▸ **Dataset content**:
>> BEGIN

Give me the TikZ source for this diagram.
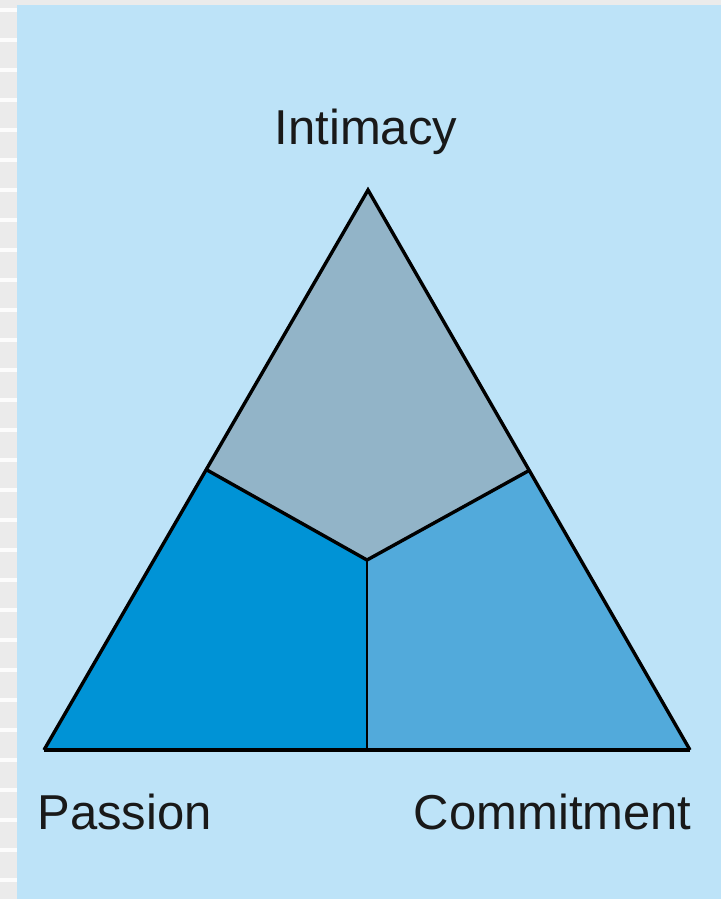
\documentclass[tikz,border=0pt]{standalone}
\usepackage{fontspec}
\setmainfont{Liberation Sans}
\definecolor{pagegray}{HTML}{EBEBEB}
\definecolor{panelblue}{HTML}{BDE3F8}
\definecolor{intimacyc}{HTML}{92B4C8}
\definecolor{passionc}{HTML}{0093D6}
\definecolor{commitc}{HTML}{52AADB}
\tikzset{
  lbl/.style={font=\fontsize{24.5pt}{29pt}\selectfont, inner sep=0pt, text=black!90},
  edge/.style={draw=black, line width=1.7pt, line join=miter},
}
\begin{document}
\begin{tikzpicture}[x=0.5pt,y=-0.5pt]
\useasboundingbox (0,0) rectangle (721,899);
\fill[pagegray] (0,0) rectangle (721,899);
\foreach \s in {8,38,...,899} { \fill[white!85!pagegray] (0,\s) rectangle (17,\s+4); }
\fill[panelblue] (17,5) rectangle (721,899);
% vertices
\coordinate (apex) at (368,190);
\coordinate (bl) at (44,750);
\coordinate (br) at (690,750);
\coordinate (lm) at (207,470);
\coordinate (rm) at (530,470);
\coordinate (ctr) at (367,560);
\coordinate (bm) at (367,750);
% regions
\fill[intimacyc] (apex) -- (rm) -- (ctr) -- (lm) -- cycle;
\fill[passionc] (lm) -- (ctr) -- (bm) -- (bl) -- cycle;
\fill[commitc] (rm) -- (br) -- (bm) -- (ctr) -- cycle;
% edges
\draw[edge] (lm) -- (ctr) -- (rm);
\draw[edge, line width=1.4pt] (ctr) -- (bm);
\draw[edge] (bl) -- (apex) -- (br);
\draw[edge, line width=2.2pt] (bl) -- (br);
% labels
\node[lbl, anchor=base] (intimacy) at (366,144) {Intimacy};
\node[lbl, anchor=base west] (passion) at (37,829) {Passion};
\node[lbl, anchor=base east] (commitment) at (692,829) {Commitment};
\end{tikzpicture}
\end{document}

>> END

▸ **The exercise**: Print the whole listing above once more, word for word, without its pictures.

▸ **Written answer**:
Give me the TikZ source for this diagram.
\documentclass[tikz,border=0pt]{standalone}
\usepackage{fontspec}
\setmainfont{Liberation Sans}
\definecolor{pagegray}{HTML}{EBEBEB}
\definecolor{panelblue}{HTML}{BDE3F8}
\definecolor{intimacyc}{HTML}{92B4C8}
\definecolor{passionc}{HTML}{0093D6}
\definecolor{commitc}{HTML}{52AADB}
\tikzset{
  lbl/.style={font=\fontsize{24.5pt}{29pt}\selectfont, inner sep=0pt, text=black!90},
  edge/.style={draw=black, line width=1.7pt, line join=miter},
}
\begin{document}
\begin{tikzpicture}[x=0.5pt,y=-0.5pt]
\useasboundingbox (0,0) rectangle (721,899);
\fill[pagegray] (0,0) rectangle (721,899);
\foreach \s in {8,38,...,899} { \fill[white!85!pagegray] (0,\s) rectangle (17,\s+4); }
\fill[panelblue] (17,5) rectangle (721,899);
% vertices
\coordinate (apex) at (368,190);
\coordinate (bl) at (44,750);
\coordinate (br) at (690,750);
\coordinate (lm) at (207,470);
\coordinate (rm) at (530,470);
\coordinate (ctr) at (367,560);
\coordinate (bm) at (367,750);
% regions
\fill[intimacyc] (apex) -- (rm) -- (ctr) -- (lm) -- cycle;
\fill[passionc] (lm) -- (ctr) -- (bm) -- (bl) -- cycle;
\fill[commitc] (rm) -- (br) -- (bm) -- (ctr) -- cycle;
% edges
\draw[edge] (lm) -- (ctr) -- (rm);
\draw[edge, line width=1.4pt] (ctr) -- (bm);
\draw[edge] (bl) -- (apex) -- (br);
\draw[edge, line width=2.2pt] (bl) -- (br);
% labels
\node[lbl, anchor=base] (intimacy) at (366,144) {Intimacy};
\node[lbl, anchor=base west] (passion) at (37,829) {Passion};
\node[lbl, anchor=base east] (commitment) at (692,829) {Commitment};
\end{tikzpicture}
\end{document}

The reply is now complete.